Available data:
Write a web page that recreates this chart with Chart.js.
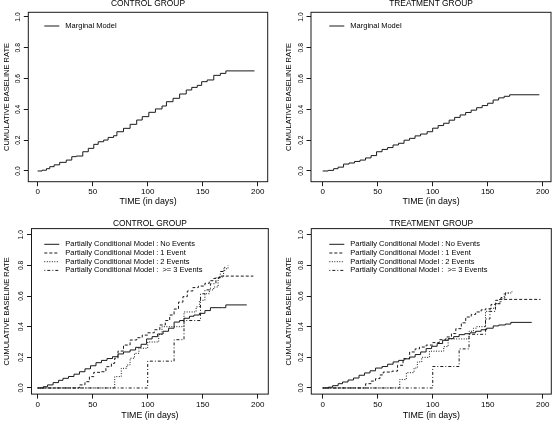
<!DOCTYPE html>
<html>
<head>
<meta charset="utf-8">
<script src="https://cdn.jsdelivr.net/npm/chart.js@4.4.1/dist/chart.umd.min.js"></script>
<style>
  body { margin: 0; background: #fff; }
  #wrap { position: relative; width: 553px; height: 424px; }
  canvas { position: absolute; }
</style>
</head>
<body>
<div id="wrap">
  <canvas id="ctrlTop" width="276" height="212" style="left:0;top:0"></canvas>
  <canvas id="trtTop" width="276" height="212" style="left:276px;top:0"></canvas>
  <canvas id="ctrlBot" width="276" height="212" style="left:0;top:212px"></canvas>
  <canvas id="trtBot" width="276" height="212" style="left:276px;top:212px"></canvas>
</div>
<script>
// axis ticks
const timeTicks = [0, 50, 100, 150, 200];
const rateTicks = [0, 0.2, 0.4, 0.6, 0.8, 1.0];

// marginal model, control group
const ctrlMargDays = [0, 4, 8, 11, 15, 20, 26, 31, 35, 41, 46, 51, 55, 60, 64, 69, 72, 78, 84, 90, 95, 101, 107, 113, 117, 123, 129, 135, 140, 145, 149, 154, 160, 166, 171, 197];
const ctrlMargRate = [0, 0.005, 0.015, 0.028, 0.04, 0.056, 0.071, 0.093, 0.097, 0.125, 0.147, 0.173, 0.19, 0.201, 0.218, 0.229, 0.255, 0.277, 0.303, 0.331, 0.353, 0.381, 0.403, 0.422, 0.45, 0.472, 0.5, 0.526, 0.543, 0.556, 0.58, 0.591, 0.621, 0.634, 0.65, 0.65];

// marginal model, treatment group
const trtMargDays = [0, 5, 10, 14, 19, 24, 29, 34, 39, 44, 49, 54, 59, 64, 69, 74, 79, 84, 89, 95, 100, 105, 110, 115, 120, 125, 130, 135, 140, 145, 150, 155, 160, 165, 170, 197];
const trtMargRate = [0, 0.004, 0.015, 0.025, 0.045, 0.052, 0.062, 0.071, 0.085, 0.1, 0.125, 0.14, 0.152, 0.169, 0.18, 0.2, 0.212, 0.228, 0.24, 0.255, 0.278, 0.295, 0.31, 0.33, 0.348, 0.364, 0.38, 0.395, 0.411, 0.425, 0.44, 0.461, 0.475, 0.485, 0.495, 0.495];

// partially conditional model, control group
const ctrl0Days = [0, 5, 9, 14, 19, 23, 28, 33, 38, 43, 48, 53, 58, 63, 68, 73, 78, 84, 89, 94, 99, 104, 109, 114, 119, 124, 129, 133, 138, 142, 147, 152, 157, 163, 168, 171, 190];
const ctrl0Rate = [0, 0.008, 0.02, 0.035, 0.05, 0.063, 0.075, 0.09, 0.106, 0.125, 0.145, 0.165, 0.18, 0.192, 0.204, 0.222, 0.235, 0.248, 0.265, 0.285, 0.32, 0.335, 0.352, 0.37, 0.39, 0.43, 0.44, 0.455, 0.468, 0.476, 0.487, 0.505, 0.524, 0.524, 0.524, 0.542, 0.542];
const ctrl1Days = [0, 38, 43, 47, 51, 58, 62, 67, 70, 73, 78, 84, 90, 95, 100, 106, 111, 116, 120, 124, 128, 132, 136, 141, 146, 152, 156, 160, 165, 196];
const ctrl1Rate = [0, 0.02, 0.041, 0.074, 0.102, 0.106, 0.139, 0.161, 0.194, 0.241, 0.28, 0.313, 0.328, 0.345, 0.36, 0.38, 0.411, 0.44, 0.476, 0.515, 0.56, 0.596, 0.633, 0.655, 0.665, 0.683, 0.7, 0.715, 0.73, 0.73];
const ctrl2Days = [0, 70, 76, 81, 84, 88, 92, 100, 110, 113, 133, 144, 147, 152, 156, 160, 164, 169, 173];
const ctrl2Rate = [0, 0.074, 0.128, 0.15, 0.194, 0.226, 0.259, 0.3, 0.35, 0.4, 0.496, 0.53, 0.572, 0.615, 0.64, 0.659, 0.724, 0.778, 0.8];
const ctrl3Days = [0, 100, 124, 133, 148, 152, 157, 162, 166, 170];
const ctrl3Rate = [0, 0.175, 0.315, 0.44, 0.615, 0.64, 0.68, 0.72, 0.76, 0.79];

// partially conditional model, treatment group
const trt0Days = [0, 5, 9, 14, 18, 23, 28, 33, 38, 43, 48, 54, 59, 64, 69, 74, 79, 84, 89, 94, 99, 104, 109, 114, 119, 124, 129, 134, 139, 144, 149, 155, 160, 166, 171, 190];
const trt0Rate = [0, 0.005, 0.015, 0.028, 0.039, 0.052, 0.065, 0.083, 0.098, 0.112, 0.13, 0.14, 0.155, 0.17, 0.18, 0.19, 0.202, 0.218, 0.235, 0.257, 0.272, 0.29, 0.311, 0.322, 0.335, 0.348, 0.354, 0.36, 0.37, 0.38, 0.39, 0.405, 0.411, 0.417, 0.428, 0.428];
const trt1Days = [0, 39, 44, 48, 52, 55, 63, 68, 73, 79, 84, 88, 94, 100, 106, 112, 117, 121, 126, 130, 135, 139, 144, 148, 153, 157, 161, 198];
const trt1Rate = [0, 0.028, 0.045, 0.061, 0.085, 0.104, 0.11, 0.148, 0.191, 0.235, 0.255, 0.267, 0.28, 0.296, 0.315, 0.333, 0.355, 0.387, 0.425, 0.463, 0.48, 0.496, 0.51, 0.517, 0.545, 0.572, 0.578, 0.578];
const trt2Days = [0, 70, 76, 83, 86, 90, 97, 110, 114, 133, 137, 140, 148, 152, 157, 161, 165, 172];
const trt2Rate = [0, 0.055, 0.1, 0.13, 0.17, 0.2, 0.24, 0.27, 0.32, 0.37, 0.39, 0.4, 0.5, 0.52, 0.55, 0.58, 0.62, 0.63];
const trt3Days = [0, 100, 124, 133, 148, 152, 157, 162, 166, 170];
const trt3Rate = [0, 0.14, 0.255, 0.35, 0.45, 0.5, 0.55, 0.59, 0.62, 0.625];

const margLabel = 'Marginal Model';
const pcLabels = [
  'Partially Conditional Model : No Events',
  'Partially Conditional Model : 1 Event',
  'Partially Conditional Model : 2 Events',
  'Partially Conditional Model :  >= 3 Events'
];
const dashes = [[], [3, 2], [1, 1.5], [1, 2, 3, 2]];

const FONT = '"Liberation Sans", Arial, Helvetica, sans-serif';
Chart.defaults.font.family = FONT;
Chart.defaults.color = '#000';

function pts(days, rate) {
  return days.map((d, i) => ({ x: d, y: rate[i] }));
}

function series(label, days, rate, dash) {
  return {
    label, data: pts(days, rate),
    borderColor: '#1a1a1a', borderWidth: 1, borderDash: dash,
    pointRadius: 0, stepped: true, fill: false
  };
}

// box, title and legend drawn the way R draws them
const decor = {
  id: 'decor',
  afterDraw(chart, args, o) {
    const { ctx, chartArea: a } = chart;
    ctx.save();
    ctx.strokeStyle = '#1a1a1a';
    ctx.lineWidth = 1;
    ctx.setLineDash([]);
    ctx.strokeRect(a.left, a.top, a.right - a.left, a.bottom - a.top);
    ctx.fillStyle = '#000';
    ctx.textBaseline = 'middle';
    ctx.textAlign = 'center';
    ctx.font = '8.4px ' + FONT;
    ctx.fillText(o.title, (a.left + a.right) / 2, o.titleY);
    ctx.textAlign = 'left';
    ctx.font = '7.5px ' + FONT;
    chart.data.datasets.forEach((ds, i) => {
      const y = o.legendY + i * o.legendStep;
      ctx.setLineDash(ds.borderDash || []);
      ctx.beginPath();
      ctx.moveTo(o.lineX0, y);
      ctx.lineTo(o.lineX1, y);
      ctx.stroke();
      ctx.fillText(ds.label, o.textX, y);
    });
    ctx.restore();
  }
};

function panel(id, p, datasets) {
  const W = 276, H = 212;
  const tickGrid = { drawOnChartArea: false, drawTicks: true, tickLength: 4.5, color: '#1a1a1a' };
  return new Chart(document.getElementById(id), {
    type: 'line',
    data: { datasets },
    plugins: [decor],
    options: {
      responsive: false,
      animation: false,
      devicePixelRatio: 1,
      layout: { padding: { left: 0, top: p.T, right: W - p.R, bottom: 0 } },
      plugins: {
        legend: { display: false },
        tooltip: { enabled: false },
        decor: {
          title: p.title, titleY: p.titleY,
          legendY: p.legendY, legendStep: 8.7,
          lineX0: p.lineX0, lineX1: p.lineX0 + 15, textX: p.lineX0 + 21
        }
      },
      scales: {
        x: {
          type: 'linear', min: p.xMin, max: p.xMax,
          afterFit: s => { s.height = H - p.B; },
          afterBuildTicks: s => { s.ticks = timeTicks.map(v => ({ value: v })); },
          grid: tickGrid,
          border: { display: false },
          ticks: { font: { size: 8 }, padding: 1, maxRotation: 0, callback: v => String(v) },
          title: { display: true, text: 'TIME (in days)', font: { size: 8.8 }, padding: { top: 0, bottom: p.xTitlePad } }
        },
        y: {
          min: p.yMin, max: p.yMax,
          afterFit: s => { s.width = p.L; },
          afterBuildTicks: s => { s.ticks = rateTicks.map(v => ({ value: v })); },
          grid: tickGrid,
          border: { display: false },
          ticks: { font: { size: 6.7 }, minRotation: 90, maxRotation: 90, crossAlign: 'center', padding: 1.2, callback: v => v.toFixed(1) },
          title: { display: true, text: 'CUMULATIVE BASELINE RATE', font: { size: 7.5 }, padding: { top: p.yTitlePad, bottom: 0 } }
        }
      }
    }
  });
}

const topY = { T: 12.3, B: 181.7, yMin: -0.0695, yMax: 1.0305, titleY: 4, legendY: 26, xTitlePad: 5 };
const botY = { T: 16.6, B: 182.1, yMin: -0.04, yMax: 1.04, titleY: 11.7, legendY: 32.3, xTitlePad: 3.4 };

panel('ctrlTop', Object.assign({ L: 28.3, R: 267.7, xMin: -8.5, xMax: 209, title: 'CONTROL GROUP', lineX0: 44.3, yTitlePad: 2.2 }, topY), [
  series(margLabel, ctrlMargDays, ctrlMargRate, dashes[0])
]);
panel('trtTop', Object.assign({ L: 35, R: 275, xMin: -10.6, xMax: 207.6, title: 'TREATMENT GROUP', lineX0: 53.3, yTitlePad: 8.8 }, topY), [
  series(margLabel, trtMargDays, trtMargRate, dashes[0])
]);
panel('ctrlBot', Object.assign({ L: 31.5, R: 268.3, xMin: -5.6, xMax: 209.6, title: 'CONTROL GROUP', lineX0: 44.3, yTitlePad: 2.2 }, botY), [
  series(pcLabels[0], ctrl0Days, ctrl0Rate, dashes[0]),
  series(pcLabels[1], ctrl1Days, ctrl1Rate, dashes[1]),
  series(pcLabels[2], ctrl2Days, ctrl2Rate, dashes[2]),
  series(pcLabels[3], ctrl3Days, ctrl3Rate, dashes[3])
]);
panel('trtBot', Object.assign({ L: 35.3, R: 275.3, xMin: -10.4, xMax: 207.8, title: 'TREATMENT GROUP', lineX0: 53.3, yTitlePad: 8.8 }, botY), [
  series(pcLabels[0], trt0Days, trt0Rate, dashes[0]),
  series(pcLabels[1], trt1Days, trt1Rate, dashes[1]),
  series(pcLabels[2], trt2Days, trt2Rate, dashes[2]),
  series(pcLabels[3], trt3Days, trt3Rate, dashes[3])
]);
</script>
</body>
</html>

...

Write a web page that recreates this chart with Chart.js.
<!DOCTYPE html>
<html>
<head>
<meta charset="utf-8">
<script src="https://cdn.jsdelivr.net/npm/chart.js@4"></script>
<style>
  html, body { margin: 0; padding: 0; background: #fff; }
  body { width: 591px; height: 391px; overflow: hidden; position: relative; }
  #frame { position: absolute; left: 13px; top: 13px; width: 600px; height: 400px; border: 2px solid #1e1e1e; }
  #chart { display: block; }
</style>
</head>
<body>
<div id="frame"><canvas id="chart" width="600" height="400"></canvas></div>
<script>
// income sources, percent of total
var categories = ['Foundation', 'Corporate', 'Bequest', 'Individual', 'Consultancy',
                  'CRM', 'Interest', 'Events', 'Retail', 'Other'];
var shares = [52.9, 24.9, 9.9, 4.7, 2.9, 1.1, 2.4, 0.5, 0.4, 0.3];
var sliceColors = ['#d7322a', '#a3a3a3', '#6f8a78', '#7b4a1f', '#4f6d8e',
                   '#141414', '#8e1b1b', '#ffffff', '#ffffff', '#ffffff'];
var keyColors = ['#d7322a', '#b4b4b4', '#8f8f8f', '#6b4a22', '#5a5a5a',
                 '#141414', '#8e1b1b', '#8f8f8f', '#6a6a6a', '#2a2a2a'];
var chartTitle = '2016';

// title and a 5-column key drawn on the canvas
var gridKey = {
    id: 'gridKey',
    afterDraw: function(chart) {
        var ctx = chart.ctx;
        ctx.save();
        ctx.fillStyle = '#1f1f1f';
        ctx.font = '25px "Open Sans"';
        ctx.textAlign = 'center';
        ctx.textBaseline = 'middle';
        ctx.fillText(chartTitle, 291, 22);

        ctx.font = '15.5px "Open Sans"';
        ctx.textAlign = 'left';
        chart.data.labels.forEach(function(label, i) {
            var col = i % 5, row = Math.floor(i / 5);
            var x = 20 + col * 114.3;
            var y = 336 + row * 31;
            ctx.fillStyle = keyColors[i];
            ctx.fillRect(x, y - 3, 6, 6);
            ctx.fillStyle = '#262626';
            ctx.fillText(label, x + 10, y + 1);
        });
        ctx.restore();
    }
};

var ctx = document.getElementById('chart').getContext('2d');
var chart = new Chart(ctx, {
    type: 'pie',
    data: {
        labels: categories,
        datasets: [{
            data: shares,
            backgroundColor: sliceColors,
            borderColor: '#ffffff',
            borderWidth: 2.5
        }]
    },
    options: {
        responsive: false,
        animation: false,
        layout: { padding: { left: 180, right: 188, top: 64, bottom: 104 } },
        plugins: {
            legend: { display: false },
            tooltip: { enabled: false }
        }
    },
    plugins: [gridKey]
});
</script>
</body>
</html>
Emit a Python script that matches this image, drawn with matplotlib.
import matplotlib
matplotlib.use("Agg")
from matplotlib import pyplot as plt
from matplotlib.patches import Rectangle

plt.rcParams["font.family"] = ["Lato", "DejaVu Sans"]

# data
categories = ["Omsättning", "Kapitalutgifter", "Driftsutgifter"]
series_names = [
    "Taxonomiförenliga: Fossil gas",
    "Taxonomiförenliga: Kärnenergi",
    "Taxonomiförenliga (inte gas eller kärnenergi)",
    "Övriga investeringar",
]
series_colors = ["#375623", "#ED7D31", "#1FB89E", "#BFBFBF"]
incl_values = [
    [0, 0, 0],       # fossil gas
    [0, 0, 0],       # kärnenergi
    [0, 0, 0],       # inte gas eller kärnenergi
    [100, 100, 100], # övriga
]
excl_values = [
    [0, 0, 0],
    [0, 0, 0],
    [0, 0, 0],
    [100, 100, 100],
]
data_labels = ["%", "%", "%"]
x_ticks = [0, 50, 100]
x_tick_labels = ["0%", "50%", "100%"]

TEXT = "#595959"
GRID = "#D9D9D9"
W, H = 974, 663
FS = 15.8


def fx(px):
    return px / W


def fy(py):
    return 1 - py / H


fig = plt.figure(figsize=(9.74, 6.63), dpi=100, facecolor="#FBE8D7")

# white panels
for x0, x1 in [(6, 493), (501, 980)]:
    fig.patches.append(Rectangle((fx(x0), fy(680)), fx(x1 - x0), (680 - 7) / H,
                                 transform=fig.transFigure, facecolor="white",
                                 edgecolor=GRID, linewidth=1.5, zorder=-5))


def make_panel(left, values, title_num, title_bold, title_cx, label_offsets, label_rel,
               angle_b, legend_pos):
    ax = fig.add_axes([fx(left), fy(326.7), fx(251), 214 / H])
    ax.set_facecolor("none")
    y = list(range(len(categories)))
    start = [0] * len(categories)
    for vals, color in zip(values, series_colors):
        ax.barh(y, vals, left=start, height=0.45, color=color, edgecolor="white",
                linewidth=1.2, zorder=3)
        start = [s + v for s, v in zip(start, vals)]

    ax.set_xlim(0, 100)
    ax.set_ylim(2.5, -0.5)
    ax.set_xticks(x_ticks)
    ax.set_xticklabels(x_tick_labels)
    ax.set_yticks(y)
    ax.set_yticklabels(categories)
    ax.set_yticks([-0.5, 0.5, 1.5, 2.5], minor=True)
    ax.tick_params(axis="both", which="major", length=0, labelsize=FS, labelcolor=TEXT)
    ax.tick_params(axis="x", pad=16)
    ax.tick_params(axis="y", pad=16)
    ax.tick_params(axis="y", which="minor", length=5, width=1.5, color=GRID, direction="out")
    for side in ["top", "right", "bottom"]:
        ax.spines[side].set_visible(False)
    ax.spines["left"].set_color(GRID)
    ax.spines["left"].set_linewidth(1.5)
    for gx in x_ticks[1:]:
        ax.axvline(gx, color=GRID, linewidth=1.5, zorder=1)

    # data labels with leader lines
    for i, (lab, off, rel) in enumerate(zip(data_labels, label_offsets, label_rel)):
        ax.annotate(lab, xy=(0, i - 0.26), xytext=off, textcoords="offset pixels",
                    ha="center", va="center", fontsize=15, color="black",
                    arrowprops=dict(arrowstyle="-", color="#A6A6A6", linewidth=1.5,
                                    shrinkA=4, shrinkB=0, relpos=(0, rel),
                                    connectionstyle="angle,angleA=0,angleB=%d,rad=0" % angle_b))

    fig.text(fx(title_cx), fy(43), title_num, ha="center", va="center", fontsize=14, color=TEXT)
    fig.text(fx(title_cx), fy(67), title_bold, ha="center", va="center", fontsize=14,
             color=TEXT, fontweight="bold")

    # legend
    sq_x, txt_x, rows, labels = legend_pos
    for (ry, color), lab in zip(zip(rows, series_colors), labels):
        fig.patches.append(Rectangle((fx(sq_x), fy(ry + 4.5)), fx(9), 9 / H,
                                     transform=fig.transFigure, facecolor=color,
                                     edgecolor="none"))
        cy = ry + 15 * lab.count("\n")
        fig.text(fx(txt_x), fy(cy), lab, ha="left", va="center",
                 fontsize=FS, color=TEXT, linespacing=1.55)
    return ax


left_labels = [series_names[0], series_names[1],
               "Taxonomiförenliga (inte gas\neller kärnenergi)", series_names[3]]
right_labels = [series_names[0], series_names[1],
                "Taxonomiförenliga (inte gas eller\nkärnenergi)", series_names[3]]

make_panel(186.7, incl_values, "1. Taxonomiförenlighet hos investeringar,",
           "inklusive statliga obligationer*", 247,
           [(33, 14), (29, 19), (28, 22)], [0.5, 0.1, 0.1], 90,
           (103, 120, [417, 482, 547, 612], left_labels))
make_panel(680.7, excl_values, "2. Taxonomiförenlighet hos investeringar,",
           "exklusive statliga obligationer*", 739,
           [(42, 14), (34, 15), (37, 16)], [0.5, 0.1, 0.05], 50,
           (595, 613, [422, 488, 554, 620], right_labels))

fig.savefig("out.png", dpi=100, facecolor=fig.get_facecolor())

---

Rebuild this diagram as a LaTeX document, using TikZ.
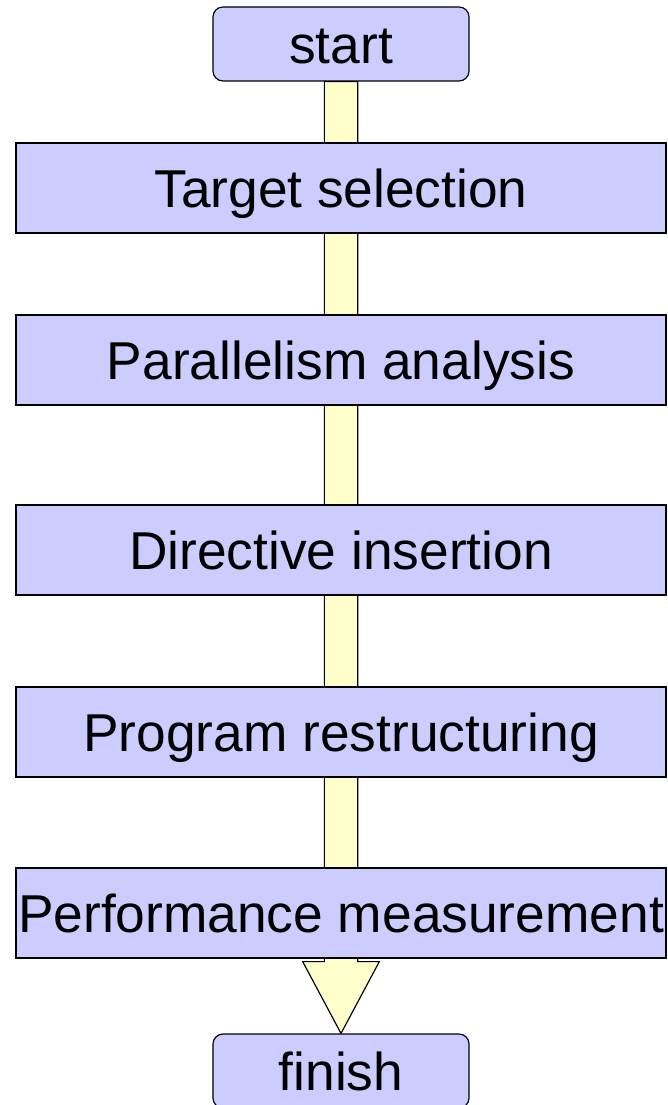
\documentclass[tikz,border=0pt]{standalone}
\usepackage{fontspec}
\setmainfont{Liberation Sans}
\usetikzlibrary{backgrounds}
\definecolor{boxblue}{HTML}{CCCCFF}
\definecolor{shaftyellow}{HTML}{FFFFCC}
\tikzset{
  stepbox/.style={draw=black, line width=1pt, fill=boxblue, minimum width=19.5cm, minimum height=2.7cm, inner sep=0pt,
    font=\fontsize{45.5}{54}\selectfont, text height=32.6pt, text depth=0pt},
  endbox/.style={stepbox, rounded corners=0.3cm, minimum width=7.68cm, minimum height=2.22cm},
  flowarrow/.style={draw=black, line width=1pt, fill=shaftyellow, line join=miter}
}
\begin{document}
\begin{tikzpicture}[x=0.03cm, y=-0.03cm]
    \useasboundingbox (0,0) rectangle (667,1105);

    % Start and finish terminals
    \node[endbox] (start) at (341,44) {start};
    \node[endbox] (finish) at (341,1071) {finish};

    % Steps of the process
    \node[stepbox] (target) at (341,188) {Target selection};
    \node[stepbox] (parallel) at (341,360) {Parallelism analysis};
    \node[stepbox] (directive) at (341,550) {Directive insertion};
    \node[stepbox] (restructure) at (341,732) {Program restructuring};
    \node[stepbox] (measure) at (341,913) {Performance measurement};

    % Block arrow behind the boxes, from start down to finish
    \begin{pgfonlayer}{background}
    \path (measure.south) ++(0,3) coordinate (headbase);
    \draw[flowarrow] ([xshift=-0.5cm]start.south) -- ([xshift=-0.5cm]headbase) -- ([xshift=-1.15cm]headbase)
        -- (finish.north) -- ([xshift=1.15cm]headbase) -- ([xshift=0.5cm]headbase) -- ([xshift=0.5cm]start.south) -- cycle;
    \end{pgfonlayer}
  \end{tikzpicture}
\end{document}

Task details: Copy out exactly the material that runs from the line with "Rebuild this diagram" to the line with "(measure) at (341,913)", ends included, and leave the pictures behind.

Exercise solution:
Rebuild this diagram as a LaTeX document, using TikZ.
\documentclass[tikz,border=0pt]{standalone}
\usepackage{fontspec}
\setmainfont{Liberation Sans}
\usetikzlibrary{backgrounds}
\definecolor{boxblue}{HTML}{CCCCFF}
\definecolor{shaftyellow}{HTML}{FFFFCC}
\tikzset{
  stepbox/.style={draw=black, line width=1pt, fill=boxblue, minimum width=19.5cm, minimum height=2.7cm, inner sep=0pt,
    font=\fontsize{45.5}{54}\selectfont, text height=32.6pt, text depth=0pt},
  endbox/.style={stepbox, rounded corners=0.3cm, minimum width=7.68cm, minimum height=2.22cm},
  flowarrow/.style={draw=black, line width=1pt, fill=shaftyellow, line join=miter}
}
\begin{document}
\begin{tikzpicture}[x=0.03cm, y=-0.03cm]
    \useasboundingbox (0,0) rectangle (667,1105);

    % Start and finish terminals
    \node[endbox] (start) at (341,44) {start};
    \node[endbox] (finish) at (341,1071) {finish};

    % Steps of the process
    \node[stepbox] (target) at (341,188) {Target selection};
    \node[stepbox] (parallel) at (341,360) {Parallelism analysis};
    \node[stepbox] (directive) at (341,550) {Directive insertion};
    \node[stepbox] (restructure) at (341,732) {Program restructuring};
    \node[stepbox] (measure) at (341,913) {Performance measurement};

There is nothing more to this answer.